YOUR GOAL:
Go through the listing beneath this task and return every line that carries the string "matplotlib".

─── DATASET EXTRACT

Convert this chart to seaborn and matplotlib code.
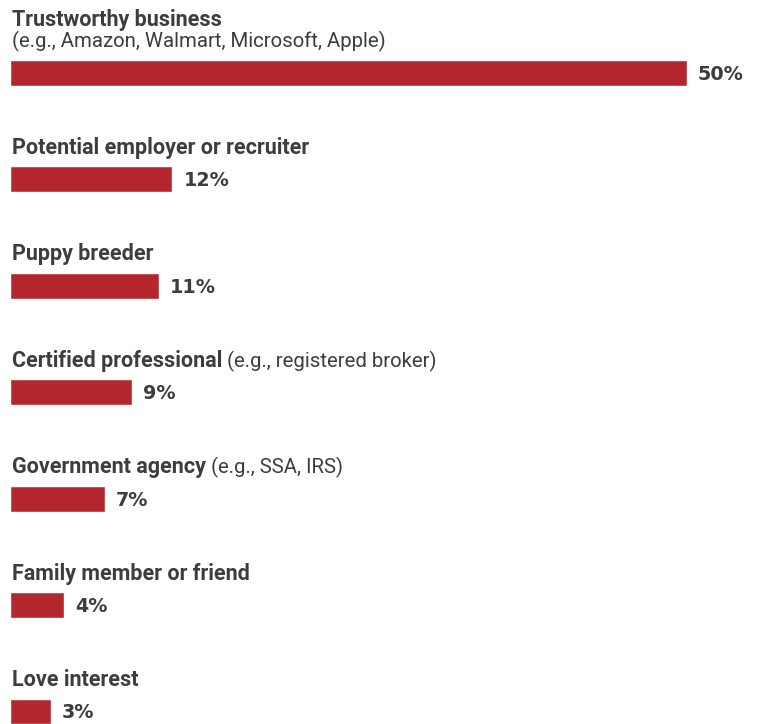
import matplotlib.pyplot as plt
import seaborn as sns
import pandas as pd

# Source types impersonated (share of reports, %)
sources = ["Trustworthy business", "Potential employer or recruiter", "Puppy breeder",
           "Certified professional", "Government agency", "Family member or friend",
           "Love interest"]
notes = ["(e.g., Amazon, Walmart, Microsoft, Apple)", "", "",
         "(e.g., registered broker)", "(e.g., SSA, IRS)", "", ""]
note_on_new_line = [True, False, False, False, False, False, False]
shares = [50, 12, 11, 9, 7, 4, 3]

BAR = "#b5272f"
TEXT = "#3d3d3d"
FONT = ["Roboto", "DejaVu Sans"]

sns.set_theme(style="white")
plt.rcParams["font.family"] = FONT

df = pd.DataFrame({"source": sources, "share": shares})

W, H, DPI = 763, 724, 100
fig = plt.figure(figsize=(W / DPI, H / DPI), dpi=DPI)
ax = fig.add_axes([0, 0, 1, 1])

sns.barplot(data=df, x="share", y="source", orient="h", color=BAR,
            saturation=1, width=0.244, ax=ax)

# scale: 13.54 px per percent, bars start 10 px from left edge
px_per_pct = 677 / 50
ax.set_xlim(-10 / px_per_pct, (W - 10) / px_per_pct)
# rows 106.4 px apart, first bar centre 73 px from top
px_per_row = 106.4
ax.set_ylim(6 + (H - 711.5) / px_per_row, -73 / px_per_row)
ax.axis("off")

pt = 72 / DPI  # points per pixel
fs_note = 14.7
fs_bold = 15.5
fs_pct = 13.8
half = 0.244 / 2

for i, (name, note, newline, val) in enumerate(zip(sources, notes, note_on_new_line, shares)):
    top = i - half
    if note and newline:
        ax.annotate(note, xy=(0, top), xytext=(2 * pt, 13 * pt), textcoords="offset points",
                    ha="left", va="baseline", fontsize=fs_note, color=TEXT)
        ax.annotate(name, xy=(0, top), xytext=(2 * pt, 34 * pt), textcoords="offset points",
                    ha="left", va="baseline", fontsize=fs_bold, fontweight="bold", color=TEXT)
    else:
        t = ax.annotate(name, xy=(0, top), xytext=(2 * pt, 12.5 * pt), textcoords="offset points",
                        ha="left", va="baseline", fontsize=fs_bold, fontweight="bold", color=TEXT)
        if note:
            ax.annotate(" " + note, xy=(1, 0), xycoords=t, ha="left", va="bottom",
                        fontsize=fs_note, color=TEXT)
    ax.annotate(f"{val}%", xy=(val, i), xytext=(11 * pt, -1.5 * pt), textcoords="offset points",
                ha="left", va="center", fontsize=fs_pct, fontweight="bold", color=TEXT,
                family="DejaVu Sans")

fig.savefig("out.png", dpi=DPI)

──────

WRITTEN SOLUTION:
Convert this chart to seaborn and matplotlib code.
import matplotlib.pyplot as plt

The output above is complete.